The powerful Copper Workers Federation is completely against the idea of privatisation, union president Raimundo Espinoza told Cooperativa Radio.

"If they try to privatise us, we will defend the country's interests," he asserted.

The organization proved its influence earlier this month, when 6 500 workers at Codelco's Chuquicamata mine stopped production for three days.

Piñera said on Monday that Codelco, the world's largest copper producer, would remain a State-owned company during his presidency, but promised "deep changes" at the group. He criticised productivity and efficiency losses at the copper miner, and said that Codelco will require fresh capital.

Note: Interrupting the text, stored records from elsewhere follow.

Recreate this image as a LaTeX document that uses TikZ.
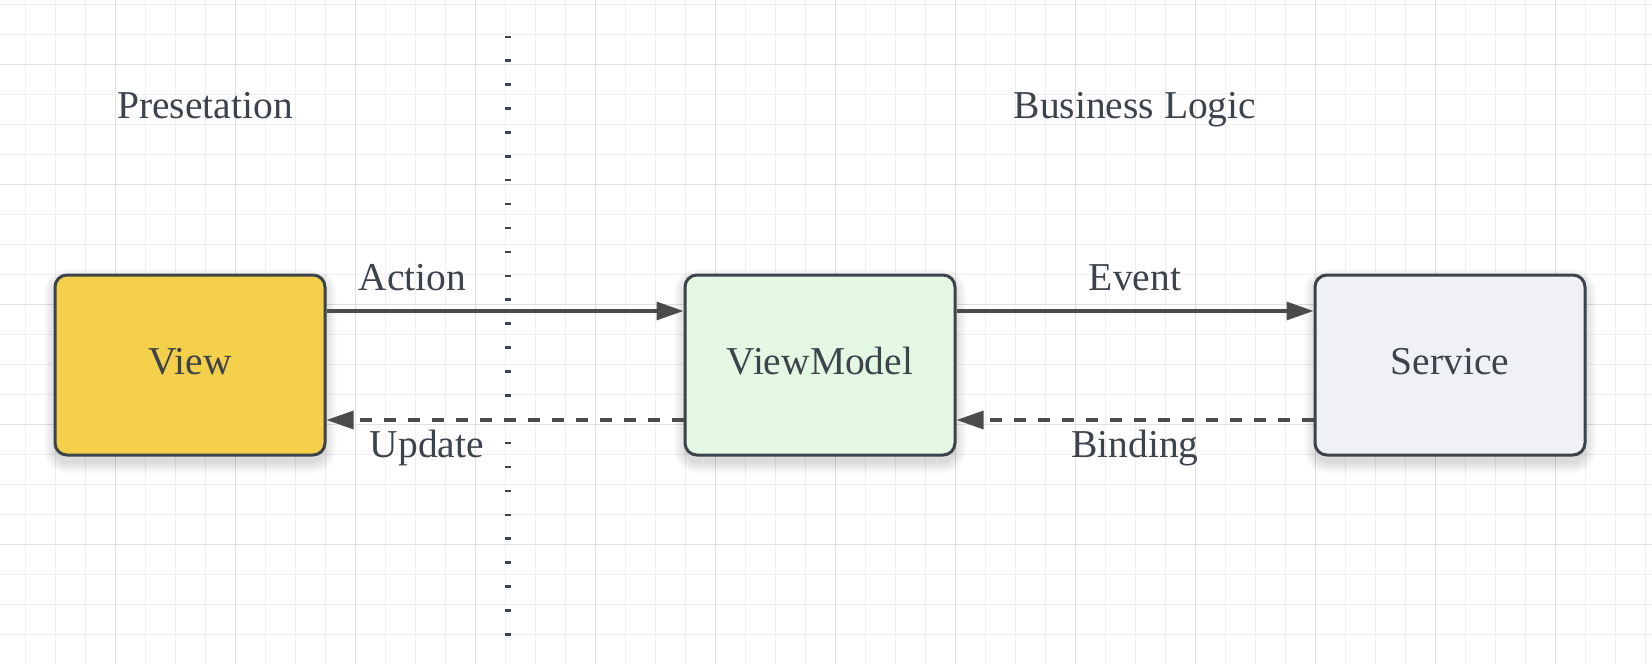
\documentclass[tikz,border=0pt]{standalone}
\usepackage{fontspec}
\setmainfont{Liberation Serif}
\usetikzlibrary{arrows.meta,calc}
\pgfdeclarelayer{bg}
\pgfsetlayers{bg,main}
\definecolor{txt}{HTML}{3C434C}
\definecolor{boxline}{HTML}{3D434B}
\definecolor{arrowc}{HTML}{4B4B4B}
\definecolor{viewfill}{HTML}{F3CF4A}
\definecolor{vmfill}{HTML}{E4F7E2}
\definecolor{svcfill}{HTML}{F0F1F4}
\definecolor{gridminor}{HTML}{EFEFEF}
\definecolor{gridmajor}{HTML}{E0E0E0}
\tikzset{
  bigfont/.style={font=\fontsize{39.5pt}{47pt}\selectfont},
  box/.style={draw=boxline, line width=3pt, rounded corners=12pt,
    minimum width=270pt, minimum height=180pt, inner sep=0pt,
    text height=18.6pt, text depth=0pt, bigfont, text=txt},
  lbl/.style={bigfont, text=txt, inner sep=0pt, anchor=base},
  arr/.style={draw=arrowc, line width=3.2pt,
    -{Triangle[length=27pt,width=18pt]}},
  darr/.style={arr, dash pattern=on 12pt off 12pt},
  divider/.style={draw=boxline, line width=5.5pt, dash pattern=on 2.5pt off 21.4pt}
}
\begin{document}
\begin{tikzpicture}[x=1pt,y=-1pt]
\useasboundingbox (0,0) rectangle (1652,664);

% boxes
\node[box, fill=viewfill] (view) at (190,365) {View};
\node[box, fill=vmfill]   (vm)   at (820,365) {ViewModel};
\node[box, fill=svcfill]  (svc)  at (1450,365) {Service};

% section titles
\node[lbl] (pres) at (205,118) {Presetation};
\node[lbl] (biz)  at (1135,118) {Business Logic};

% divider
\coordinate (divtop) at (508,35.5);
\coordinate (divbot) at (508,636);
\draw[divider] (divtop) -- (divbot);

% connectors
\draw[arr]  ([yshift=54pt]view.east) -- ([yshift=54pt]vm.west);
\draw[darr] ([yshift=-55pt]vm.west) -- ([yshift=-55pt]view.east);
\draw[arr]  ([yshift=54pt]vm.east) -- ([yshift=54pt]svc.west);
\draw[darr] ([yshift=-55pt]svc.west) -- ([yshift=-55pt]vm.east);

% connector labels
\node[lbl] (action)  at (412.5,290) {Action};
\node[lbl] (update)  at (427,457) {Update};
\node[lbl] (event)   at (1135,290) {Event};
\node[lbl] (binding) at (1135,457.5) {Binding};

\begin{pgfonlayer}{bg}
  \fill[white] (0,0) rectangle (1652,664);
  \foreach \k in {0,...,54} {
    \draw[gridminor, line width=1pt] (25.3+30*\k,0) -- (25.3+30*\k,664);
  }
  \foreach \k in {0,...,22} {
    \draw[gridminor, line width=1pt] (0,4+30*\k) -- (1652,4+30*\k);
  }
  \foreach \k in {0,...,12} {
    \draw[gridmajor, line width=1pt] (115.3+120*\k,0) -- (115.3+120*\k,664);
  }
  \foreach \k in {0,...,4} {
    \draw[gridmajor, line width=1pt] (0,64+120*\k) -- (1652,64+120*\k);
  }
  \foreach \n in {view,vm,svc} {
    \foreach \i in {1,...,12} {
      \pgfmathsetmacro{\r}{12+\i}
      \fill[black, opacity=0.012, rounded corners=\r pt]
        ($(\n.north west)+(-\i+2,-\i+7)$) rectangle ($(\n.south east)+(\i-2,\i+5)$);
    }
  }
\end{pgfonlayer}
\end{tikzpicture}
\end{document}
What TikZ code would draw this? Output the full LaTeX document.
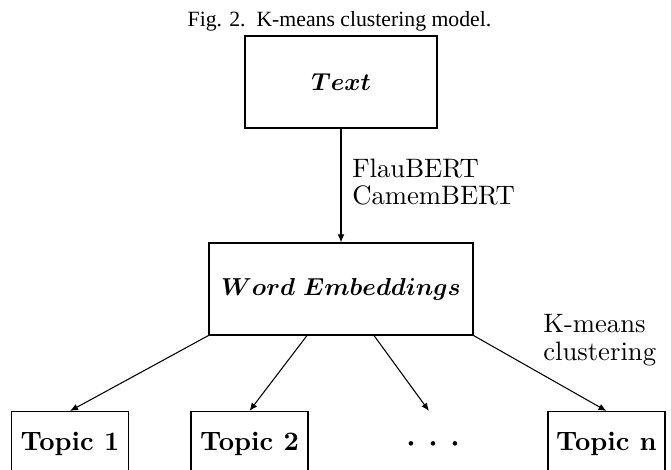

Additional funds will come from government, the utilities tax and from the revocation of a law that says 10% of Codelco's gross income must go to the Chilean army.

Any private ownership in Codelco would require constitutional reform and public approval, Piñera added.

The new President has been quoted previously as proposing the sale of as much as 20% of Codelco.

Online newspaper El Universal.com said that a partial sale of Codelco is unlikely, because the new president will not have the required majority to push the changes through Congress.

However, he may be able to introduce some changes through the board of directors, the publication said.

Meanwhile, copper workers are trying to form a mining-energy confederation, to rally opposition against Piñera's plans.